The tradition of “Herne the hunter,” which Shakspeare has employed in his Merry Wives of Windsor, is that Herne, one of the Keepers of the Forest, was to be seen, after his death, with horns on his head, walking by night, “round about an oak,” in the vicinity of Windsor Castle. It is said that, “having committed some great offence, for which he feared to lose his situation and fall into disgrace, he hung himself upon the oak which his ghost afterwards haunted.” In the first sketch of the play, the tradition is briefly narrated, without any mention of the tree in connexion with it :

“ Oft have you heard since Horne the hunter dyed,
   That women to affright their little children
   Ses that he walkes in shape of a great stagge. ”

No allusion to the legend has ever been discovered in any other writer of Shakspeare’s time, and the period when Herne or Horne lived is unknown. In a manuscript, however, of the time of Henry VIII., in the British Museum, Mr.
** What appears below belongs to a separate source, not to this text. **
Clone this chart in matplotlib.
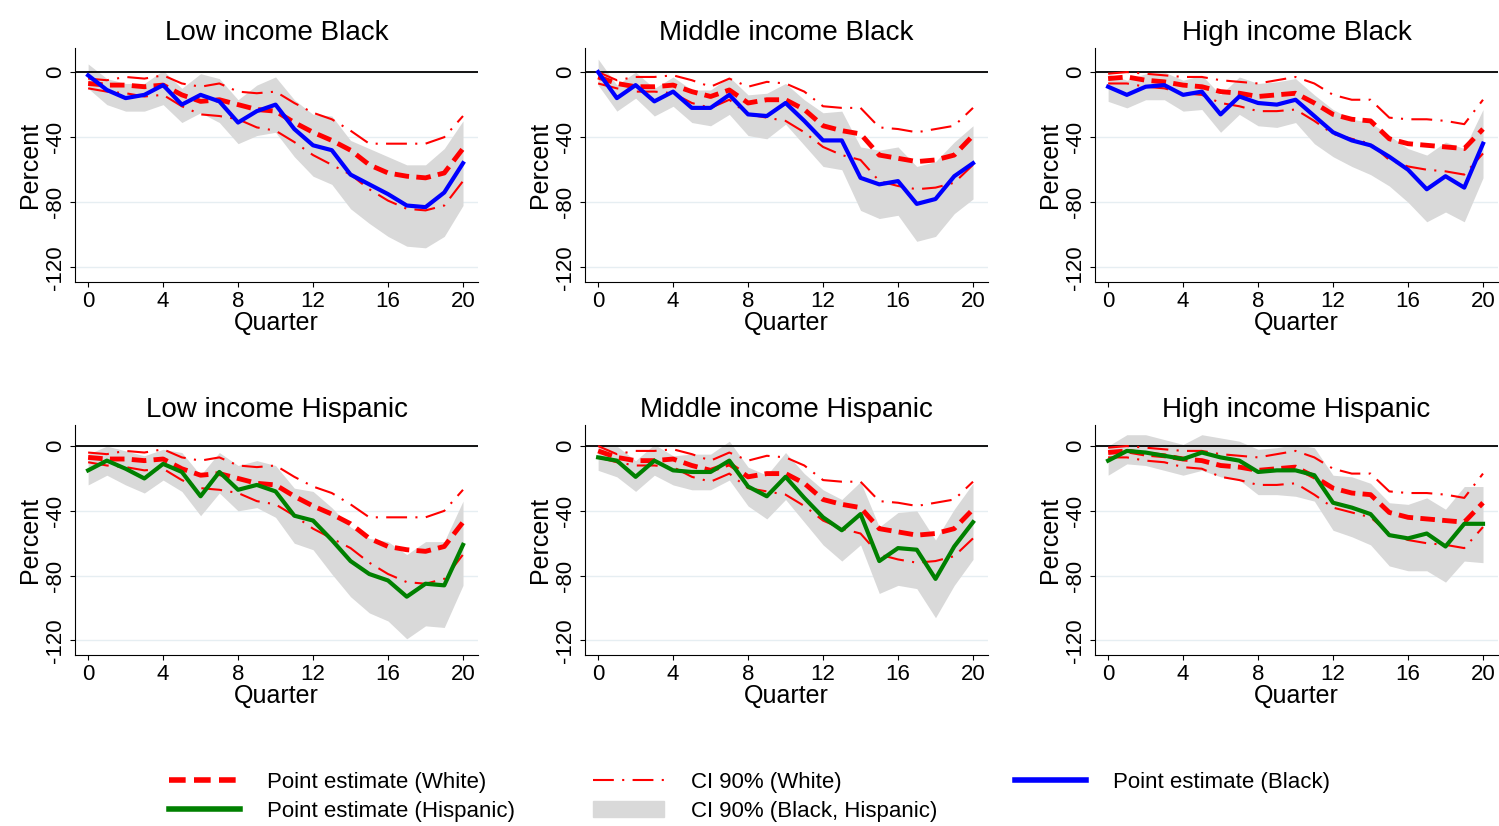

Halliwell has discovered, “Rycharde Horne, yeoman,” among the names of the “hunters whiche be examyned and have confessed for hunting in his Majesty’s forests;” and he suggests that this may have been the person to whom the tale related by Mrs. Page alludes, observing that “it is only convicting our great dramatist of an additional anachronism to those already known of a similar character, in attributing to him the introduction of a tale of the time 51 of Henry the Eighth into a play supposed to belong to the commencement of the fifteenth century.”





*  This is Camden’s statement; but Stow gives two other etymologies — from Wind us over, from the ferry boat, rope and pole; and from the Wynd is sore, because it lies high and open to the weather. — Harl. MS. 356, fol. 13, “Of the Castell of Wyndsore,” in Stow’s handwriting.